Leave out the pictures, and write out exactly the lines from the beginning of the material to the line holding "import pandas as pd", that line included, and nothing else.

--- --- ---

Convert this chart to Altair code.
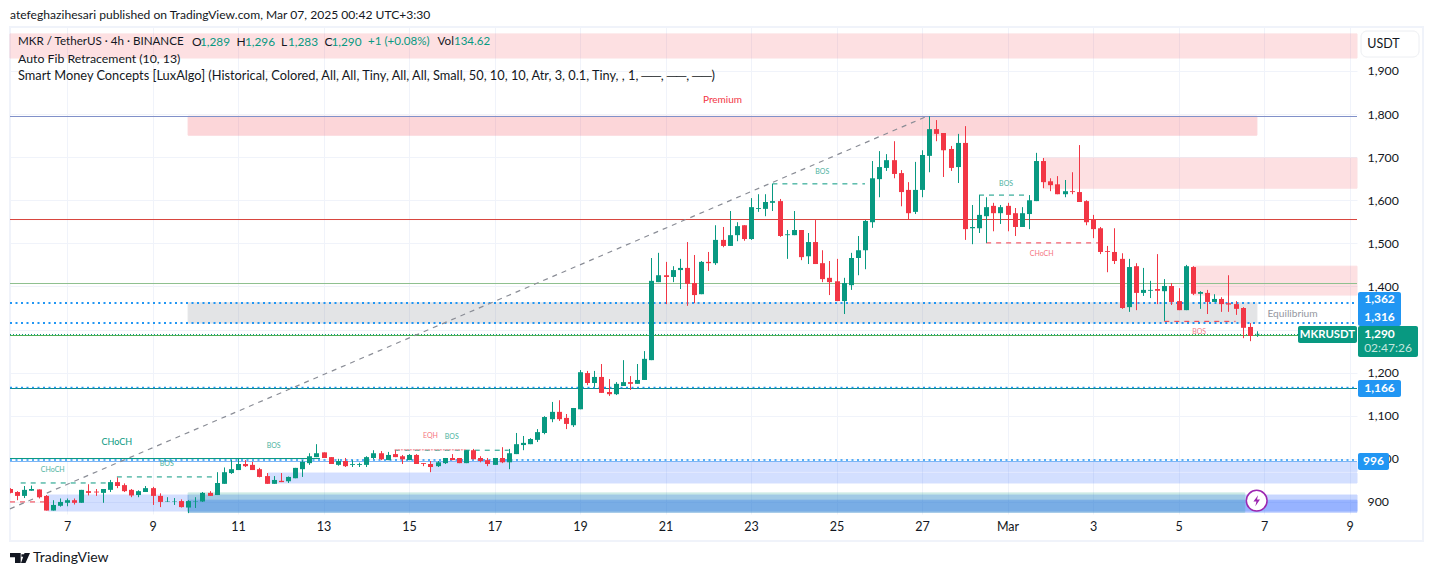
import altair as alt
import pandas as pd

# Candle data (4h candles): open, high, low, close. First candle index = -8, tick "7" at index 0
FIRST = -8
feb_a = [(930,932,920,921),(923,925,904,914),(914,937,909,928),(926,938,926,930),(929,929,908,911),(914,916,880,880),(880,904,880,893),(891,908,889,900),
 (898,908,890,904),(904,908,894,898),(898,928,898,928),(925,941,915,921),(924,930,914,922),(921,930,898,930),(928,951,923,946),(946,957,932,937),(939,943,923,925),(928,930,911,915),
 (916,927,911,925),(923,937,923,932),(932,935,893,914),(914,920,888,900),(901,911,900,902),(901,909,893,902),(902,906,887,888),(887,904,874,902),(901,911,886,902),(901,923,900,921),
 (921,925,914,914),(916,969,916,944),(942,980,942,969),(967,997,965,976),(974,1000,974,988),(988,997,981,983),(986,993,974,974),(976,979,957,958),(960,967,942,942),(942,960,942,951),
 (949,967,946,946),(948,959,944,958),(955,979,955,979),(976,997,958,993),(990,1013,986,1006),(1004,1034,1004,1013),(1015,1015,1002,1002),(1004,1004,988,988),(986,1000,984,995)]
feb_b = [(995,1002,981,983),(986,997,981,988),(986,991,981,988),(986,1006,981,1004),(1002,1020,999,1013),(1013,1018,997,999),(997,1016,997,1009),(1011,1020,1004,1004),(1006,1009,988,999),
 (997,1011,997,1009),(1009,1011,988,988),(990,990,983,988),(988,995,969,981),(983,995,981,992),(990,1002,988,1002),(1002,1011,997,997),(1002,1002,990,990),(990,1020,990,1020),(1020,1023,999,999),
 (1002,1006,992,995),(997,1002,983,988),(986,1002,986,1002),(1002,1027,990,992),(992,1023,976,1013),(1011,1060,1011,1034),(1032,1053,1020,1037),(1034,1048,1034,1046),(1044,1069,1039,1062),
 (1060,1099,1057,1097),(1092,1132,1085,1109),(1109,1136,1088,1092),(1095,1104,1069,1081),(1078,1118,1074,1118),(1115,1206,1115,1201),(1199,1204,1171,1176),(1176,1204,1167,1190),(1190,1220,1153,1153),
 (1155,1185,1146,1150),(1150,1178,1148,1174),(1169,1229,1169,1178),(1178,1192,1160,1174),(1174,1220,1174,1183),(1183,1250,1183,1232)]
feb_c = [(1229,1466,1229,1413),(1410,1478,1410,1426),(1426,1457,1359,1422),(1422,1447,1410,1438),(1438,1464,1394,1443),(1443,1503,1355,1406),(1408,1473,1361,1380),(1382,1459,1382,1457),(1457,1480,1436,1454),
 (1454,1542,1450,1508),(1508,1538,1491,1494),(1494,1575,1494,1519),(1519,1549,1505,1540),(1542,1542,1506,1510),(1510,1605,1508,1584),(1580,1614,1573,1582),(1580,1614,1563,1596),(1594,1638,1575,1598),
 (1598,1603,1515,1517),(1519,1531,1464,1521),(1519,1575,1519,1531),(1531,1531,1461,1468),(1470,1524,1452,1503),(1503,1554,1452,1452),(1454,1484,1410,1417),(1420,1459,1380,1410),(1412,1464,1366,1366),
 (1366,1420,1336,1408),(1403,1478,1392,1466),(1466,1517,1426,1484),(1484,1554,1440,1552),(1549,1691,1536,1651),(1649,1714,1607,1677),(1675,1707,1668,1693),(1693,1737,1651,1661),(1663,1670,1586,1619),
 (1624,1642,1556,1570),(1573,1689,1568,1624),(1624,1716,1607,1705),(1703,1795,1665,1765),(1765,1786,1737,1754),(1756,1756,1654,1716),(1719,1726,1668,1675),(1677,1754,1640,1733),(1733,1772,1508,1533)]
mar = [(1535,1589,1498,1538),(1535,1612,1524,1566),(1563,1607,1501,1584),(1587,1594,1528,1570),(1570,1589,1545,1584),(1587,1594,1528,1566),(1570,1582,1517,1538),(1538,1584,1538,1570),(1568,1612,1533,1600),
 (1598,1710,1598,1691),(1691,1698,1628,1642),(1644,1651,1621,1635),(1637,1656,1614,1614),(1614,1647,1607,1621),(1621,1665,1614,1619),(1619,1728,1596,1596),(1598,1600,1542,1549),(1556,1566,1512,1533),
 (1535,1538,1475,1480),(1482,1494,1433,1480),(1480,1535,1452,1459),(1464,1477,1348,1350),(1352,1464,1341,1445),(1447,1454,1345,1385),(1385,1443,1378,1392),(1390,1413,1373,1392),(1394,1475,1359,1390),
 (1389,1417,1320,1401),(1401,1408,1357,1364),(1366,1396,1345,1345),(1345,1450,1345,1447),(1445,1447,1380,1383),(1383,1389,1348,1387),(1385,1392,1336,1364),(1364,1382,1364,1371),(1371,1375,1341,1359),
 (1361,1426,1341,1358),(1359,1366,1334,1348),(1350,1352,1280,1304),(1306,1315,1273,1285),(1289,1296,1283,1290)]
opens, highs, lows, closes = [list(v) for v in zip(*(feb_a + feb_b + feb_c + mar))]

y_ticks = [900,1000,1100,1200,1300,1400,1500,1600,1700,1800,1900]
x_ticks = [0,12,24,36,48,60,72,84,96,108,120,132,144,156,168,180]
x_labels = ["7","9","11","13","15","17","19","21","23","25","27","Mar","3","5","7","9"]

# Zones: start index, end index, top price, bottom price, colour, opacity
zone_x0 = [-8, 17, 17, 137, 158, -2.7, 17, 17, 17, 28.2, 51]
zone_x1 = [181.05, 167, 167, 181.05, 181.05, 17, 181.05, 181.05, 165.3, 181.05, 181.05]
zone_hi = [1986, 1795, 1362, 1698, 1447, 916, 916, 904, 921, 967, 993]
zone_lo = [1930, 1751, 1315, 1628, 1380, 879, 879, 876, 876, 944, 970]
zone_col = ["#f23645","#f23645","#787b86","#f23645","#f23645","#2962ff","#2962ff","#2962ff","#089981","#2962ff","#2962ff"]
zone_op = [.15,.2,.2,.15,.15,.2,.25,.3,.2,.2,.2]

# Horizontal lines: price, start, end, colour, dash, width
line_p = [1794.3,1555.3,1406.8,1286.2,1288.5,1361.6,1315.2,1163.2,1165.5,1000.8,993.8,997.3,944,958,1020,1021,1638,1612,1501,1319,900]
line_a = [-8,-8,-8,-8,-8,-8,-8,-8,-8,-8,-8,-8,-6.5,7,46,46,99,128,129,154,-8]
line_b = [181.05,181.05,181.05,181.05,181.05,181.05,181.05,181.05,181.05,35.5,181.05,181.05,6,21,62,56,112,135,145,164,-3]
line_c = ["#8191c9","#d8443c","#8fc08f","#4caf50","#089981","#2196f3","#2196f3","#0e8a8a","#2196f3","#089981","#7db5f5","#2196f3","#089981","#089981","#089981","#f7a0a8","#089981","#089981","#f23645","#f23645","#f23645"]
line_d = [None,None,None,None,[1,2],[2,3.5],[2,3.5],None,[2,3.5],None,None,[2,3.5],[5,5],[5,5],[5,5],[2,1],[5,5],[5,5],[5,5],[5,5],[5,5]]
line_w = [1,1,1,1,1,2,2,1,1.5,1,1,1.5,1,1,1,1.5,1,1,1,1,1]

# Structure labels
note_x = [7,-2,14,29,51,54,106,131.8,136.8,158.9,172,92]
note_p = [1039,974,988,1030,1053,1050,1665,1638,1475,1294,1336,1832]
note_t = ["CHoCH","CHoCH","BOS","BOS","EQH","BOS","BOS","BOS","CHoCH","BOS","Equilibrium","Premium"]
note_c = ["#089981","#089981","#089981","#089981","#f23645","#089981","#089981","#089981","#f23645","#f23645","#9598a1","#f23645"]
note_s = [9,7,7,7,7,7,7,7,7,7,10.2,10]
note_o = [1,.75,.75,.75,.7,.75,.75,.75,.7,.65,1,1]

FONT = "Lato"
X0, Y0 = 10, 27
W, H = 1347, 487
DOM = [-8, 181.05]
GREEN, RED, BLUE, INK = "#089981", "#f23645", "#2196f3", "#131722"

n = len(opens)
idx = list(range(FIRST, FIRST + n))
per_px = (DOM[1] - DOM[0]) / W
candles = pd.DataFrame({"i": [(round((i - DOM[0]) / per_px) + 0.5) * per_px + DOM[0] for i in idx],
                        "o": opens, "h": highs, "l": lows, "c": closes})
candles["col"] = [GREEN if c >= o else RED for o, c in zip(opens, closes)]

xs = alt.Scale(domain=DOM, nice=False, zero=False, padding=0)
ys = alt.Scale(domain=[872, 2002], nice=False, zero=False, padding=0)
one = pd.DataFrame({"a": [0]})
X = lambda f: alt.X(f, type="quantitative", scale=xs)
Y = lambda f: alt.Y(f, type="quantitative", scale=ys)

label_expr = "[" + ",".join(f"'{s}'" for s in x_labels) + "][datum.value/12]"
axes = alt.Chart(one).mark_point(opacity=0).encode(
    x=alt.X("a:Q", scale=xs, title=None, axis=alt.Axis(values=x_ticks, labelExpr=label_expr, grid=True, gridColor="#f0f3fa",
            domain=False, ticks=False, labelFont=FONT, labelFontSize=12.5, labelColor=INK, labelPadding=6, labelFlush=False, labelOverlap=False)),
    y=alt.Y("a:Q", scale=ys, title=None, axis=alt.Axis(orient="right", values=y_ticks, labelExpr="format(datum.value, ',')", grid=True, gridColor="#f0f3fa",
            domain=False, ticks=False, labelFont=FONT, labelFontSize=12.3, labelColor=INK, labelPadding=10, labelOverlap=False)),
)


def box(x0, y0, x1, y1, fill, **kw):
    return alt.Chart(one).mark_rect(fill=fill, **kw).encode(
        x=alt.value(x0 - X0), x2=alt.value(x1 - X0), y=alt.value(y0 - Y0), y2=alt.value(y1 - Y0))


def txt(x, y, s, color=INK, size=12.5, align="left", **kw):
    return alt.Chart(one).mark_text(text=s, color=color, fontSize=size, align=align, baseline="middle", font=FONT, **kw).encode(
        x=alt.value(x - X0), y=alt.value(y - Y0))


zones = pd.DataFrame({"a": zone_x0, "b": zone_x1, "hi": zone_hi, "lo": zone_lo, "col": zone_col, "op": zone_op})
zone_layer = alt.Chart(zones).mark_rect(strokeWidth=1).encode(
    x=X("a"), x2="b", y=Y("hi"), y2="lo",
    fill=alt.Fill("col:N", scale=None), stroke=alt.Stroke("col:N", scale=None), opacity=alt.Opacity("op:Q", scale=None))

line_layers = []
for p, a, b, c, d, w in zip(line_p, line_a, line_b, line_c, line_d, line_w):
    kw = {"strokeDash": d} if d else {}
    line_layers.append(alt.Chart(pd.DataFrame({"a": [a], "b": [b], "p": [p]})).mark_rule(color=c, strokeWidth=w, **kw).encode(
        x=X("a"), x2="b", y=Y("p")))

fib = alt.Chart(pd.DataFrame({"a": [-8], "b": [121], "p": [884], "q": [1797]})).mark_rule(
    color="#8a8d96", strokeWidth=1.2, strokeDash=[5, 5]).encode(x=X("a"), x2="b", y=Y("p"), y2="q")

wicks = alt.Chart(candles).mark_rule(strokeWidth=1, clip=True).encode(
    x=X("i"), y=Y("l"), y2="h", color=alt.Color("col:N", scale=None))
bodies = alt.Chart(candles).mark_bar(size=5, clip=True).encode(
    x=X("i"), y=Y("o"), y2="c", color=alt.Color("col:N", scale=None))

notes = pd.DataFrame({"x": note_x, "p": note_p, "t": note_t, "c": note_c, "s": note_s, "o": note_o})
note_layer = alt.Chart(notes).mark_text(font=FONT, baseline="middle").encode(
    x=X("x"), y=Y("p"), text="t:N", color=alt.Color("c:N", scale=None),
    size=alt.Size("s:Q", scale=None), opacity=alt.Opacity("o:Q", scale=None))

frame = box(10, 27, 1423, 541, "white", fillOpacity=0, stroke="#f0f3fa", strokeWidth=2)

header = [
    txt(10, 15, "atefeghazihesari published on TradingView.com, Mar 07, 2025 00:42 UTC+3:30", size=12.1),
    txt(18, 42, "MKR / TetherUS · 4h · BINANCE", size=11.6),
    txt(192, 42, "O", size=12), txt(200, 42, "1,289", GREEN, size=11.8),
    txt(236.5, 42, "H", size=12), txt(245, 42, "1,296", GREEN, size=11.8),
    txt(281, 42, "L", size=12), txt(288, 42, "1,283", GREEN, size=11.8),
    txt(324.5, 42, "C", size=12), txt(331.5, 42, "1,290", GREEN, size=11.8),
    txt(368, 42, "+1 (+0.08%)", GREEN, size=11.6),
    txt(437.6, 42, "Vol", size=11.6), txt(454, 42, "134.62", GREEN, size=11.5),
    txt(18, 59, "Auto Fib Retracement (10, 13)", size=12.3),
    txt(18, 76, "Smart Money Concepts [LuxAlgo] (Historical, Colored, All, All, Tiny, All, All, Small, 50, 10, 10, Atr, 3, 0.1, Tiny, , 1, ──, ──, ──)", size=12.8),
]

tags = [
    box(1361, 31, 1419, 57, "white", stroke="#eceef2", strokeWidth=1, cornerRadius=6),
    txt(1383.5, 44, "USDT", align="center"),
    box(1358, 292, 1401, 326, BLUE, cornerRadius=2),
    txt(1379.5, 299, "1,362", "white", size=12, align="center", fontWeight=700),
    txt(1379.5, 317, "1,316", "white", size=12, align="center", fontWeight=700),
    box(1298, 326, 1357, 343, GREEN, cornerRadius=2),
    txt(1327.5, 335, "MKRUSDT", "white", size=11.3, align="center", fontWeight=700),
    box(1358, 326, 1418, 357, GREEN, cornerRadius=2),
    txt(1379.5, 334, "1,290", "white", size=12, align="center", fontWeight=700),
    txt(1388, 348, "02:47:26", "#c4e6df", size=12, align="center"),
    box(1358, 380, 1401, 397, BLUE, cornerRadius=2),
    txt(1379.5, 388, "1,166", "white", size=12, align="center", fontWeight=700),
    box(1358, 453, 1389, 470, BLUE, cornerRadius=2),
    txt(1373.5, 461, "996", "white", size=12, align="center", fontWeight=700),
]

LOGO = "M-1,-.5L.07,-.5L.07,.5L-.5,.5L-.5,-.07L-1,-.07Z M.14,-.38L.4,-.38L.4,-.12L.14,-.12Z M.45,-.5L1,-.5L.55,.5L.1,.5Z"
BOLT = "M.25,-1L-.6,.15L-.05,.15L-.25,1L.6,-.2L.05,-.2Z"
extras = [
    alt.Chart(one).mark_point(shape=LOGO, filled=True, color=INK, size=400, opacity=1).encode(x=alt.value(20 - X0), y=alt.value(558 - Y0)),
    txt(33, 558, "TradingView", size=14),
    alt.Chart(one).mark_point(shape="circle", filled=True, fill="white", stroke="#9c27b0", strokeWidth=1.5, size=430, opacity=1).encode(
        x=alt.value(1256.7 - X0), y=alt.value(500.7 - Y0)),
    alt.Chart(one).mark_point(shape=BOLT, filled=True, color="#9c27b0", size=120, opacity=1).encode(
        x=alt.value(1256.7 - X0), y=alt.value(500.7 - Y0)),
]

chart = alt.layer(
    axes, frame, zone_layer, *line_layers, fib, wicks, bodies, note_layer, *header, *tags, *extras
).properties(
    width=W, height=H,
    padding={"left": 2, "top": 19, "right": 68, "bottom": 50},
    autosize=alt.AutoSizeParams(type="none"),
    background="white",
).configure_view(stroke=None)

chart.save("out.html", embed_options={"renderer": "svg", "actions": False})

--- --- ---

- Task response
Convert this chart to Altair code.
import altair as alt
import pandas as pd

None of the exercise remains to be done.